The US National Oceanic and Atmospheric Administration (NOAA) says the Atlantic hurricane season, which finished last month, featured 15 named storms, compared with the long-term average of 12, while eight became hurricanes compared with the average of six.
But Michael and Florence were the only two major hurricanes, defined as Category 3 or more in strength, compared with an annual average of three.
Accumulated cyclone energy, which measures the combined strength and duration of tropical storms and hurricanes, was above normal. Seven systems were subtropical at some point in their lifetimes this season, eclipsing the previous record of five in 1969, the NOAA says.

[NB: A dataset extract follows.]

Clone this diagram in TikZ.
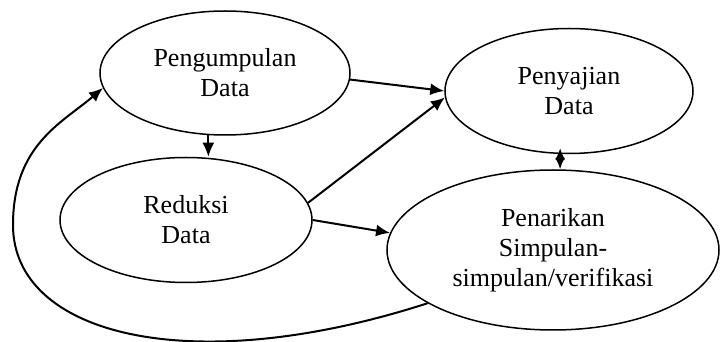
\documentclass[tikz,border=0pt]{standalone}
\usepackage{fontspec}
\setmainfont{Liberation Serif}
\usetikzlibrary{arrows.meta,positioning,shapes.geometric}

\begin{document}
\begin{tikzpicture}[>={Latex[length=7pt,width=6pt]},x=0.5pt,y=-0.5pt,on grid,line width=1pt]
\tikzstyle{tahap} = [ellipse,draw=black,line width=0.75pt,inner sep=0pt,align=center,font=\fontsize{13}{15}\selectfont]
\useasboundingbox (0,0) rectangle (720,342);
    \node[tahap,minimum width=125pt,minimum height=62pt] (kumpul) at (225,73) {Pengumpulan\\Data};
    \node[tahap,minimum width=126pt,minimum height=62.5pt] (reduksi) [below left=73.5pt and 19.5pt of kumpul] {Reduksi\\Data};
    \node[tahap,minimum width=124pt,minimum height=62.5pt] (saji) [below right=9pt and 172pt of kumpul] {Penyajian\\Data};
    \node[tahap,minimum width=166pt,minimum height=80pt] (tarik) [below left=79.5pt and 8pt of saji] {Penarikan\\Simpulan-\\simpulan/verifikasi};

    \tikzset{flow/.style={->}}
    \draw (kumpul.-3) edge [flow] (saji.west);
    \draw (kumpul.-105) edge [flow] (kumpul.-105 |- reduksi.north);
    \draw (reduksi.8) edge [flow] (saji.183);
    \draw (reduksi.east) edge [flow] (tarik.174);
    \draw (saji.-98) edge [{Latex[length=5.75pt,width=5pt]}-{Latex[length=5.75pt,width=5pt]}, shorten <=-3pt] (tarik.85);
    \draw[flow] (tarik.203) .. controls (190,380) and (13,335) .. (13,225)
        .. controls (13,145) and (62,123) .. (kumpul.187);
\end{tikzpicture}
\end{document}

The Insurance Information Institute says Florence set new rainfall highs in North and South Carolina, while Michael was the first Category 4 system to make landfall in the Florida Panhandle.
“These extraordinary hurricanes highlighted for coastal residents and businesses the importance of disaster preparedness, building resilient structures and insuring properties against both flood and wind-causing damage,” institute CEO Sean Kevelighan said.
Australian catastrophe modelling start-up Reask, which in its first season correctly forecast the above-average number of named Atlantic storms, says eastern Pacific activity has been well above average, with 23 named storms.
Last year the Atlantic region endured one of its most active seasons, with 17 named storms and six major hurricanes, including the devastating Harvey, Irma and Maria.